The weekends have bled into the weekdays. Today is a Saturday, but I think of Mondays, and the long patient queues in the clinic, my harried colleagues shouting "Labas po muna ang hindi pa tinatawag!" to the crowd of patients and relatives who barge into the private cubicles at Room 107 to make sure that their oncologists will, in fact, see them, because the family had moved mountains to rent the barangay ambulance so their fathers and mothers and children and friends can find medical help after harboring their tumors for so many years because they had no money. We see the patients one by one. We listen to their stories as we figure out what is wrong. Sometimes, when the prognosis is poor, the reassurance we give them is the truth: that no matter what happens, we will do our best to care for them. In the course of the day we receive tokens of gratitude from people who barely had the money to get here. I remember the poor widow from Mark 12:41-44 who gave everything she had for the Lord. To be at the receiving end of our patient's sacrificial gratitude has been one of the greatest joys of subspecialty training. Today I remember my patient EM, who has metastatic breast cancer. She gave me this malong as a parting gift. I promised her I would use it.

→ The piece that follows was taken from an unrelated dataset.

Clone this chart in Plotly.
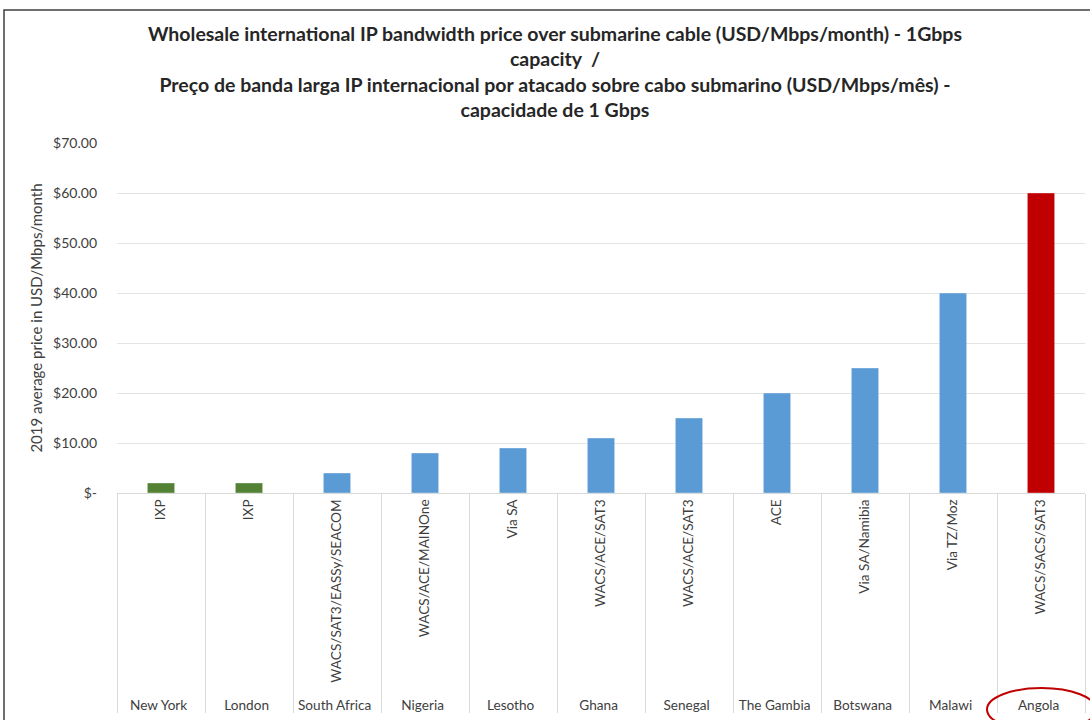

Last week, it was my blanket. Our patients think we have comforted them, but it goes both ways. I miss EM and my patients, and I hope they're still alive and well, that the Lord would keep them and their families safe, that they will be healed.


  1. Praying with you. I'm glad you can still see your cancer patients. I hope they'll soon have an easier way of getting to see you without endangering themselves or others.